That's an ECHIDNA. He was at the zoo. I like them- they're one of my favourite Australian animals.
Things are coming together around here, despite the fact that I still don't post as much as I'd like to. I suppose I feel a bit like I don't know what I'm writing for, and have a bit of the 'who cares what I write?' hat on at the moment. Blogs, like lessons, need purpose (gag). So. Riddle me this: Should I write more about teaching and kids, about wedding planning (which is finally starting to kick off), or a combination of the both with some gardening and cooking thrown in? I think I still prefer the latter. This feels like some kind of ongoing conversation with myself. The blog, that is. Maybe that's ok.
But it feels rather self-absorbed.
So! Nic has been accepted for a new job. It's with the Government (ooo, ahh) and pays more than his current crummy job pays. Which means that 1. We can stop stressing about the fact that I'm not currently working and don't have a job lined up yet. and 2. He can feel better about the fact that I'll be earning (marginally) more money than him, because although he mightn't like to admit it, I reckon it's a sore point. That being said, my salary caps out pretty quickly (teachers, woo!) where as, depending what he ends up doing, his will not.
Still no luck on the job front here, though. Having applied for 48 jobs and received 30-something rejection emails back is pretty awesome. I did however just send one in for an alternative school where I'd really like to work, assuming they're into graduates, and also one for the school where I did my last rounds and where I've been volunteering, assuming they get enough enrolments for next year. Fun part about that job could be that I might get accepted, they mightn't get the numbers, and so mightn't need me after all.

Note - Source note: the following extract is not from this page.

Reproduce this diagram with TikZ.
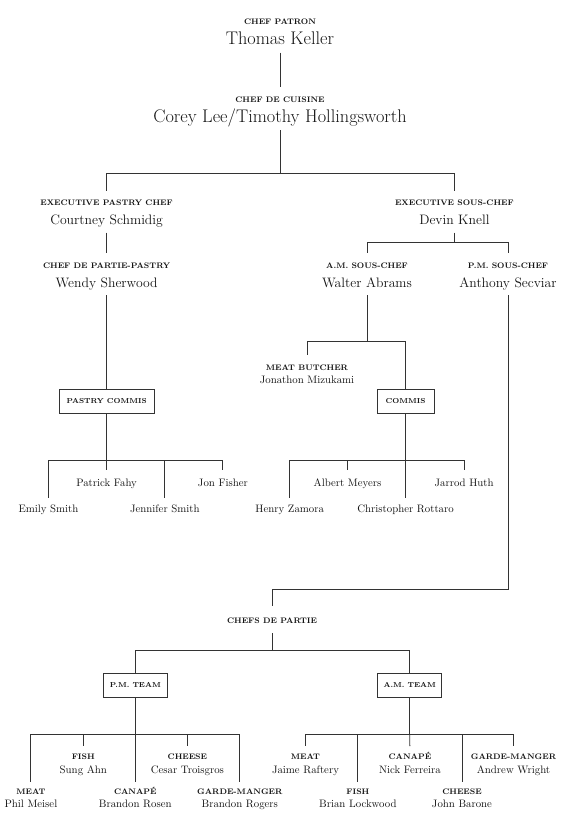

But! I did pass everything- with a distinction average (77% across all subjects) so that's good. Now I just need to get registered to teach and I can start making some moolah.
On the wedding front, I went to a dress shop today by myself and that was a bit fun, since now we know where and when it's going to be, gives me a bit more clarity about how I want this all to look. My Mum has told me that my (wealthy) grandma wants to pay for my dress, so in her words I can "get what [I] want". Well.... that's all well and good, but I would still feel sincerely uncomfortable spending more than, say $3000 on a dress (and FYI, that amount seems pretty 'average' down here.). I'd rather not spend more than $1,000, but I don't know if that's going to happen unless I find something on sale. But Nic's Mum is landing in Australia at the end of the month, and having two sons I figure she'll be pretty excited to go dress looking. As emotionless as my mother has been about it all, I actually sort of mentioned to her that she might like to come, and that she hasn't seemed excited, and I think she was hurt by the thought that she wasn't! She's also under the impression that I haven't tried anything on yet (whoops) and that once I wanted to go, I'd let her know (whoops). Oh well. We'll all go together. Mum can be critical and rational, and Nic's Mum can be enthusiastic and lovely (as she is). It'll be great.
Did I tell you I'm having a 'Man of Awesome' instead of a Maid of Honour?
Well, I am.
Though I'm not sure if I'll succumb him to bridal dress shopping. Maybe I'll rope in a lady friend.
That sounds a little dirty.
Ok, it just looks like a lawn with some bushes and a tree. Apparently they'll be making it nicer before our date.
There are monkeys beyond that window. MONKEYS.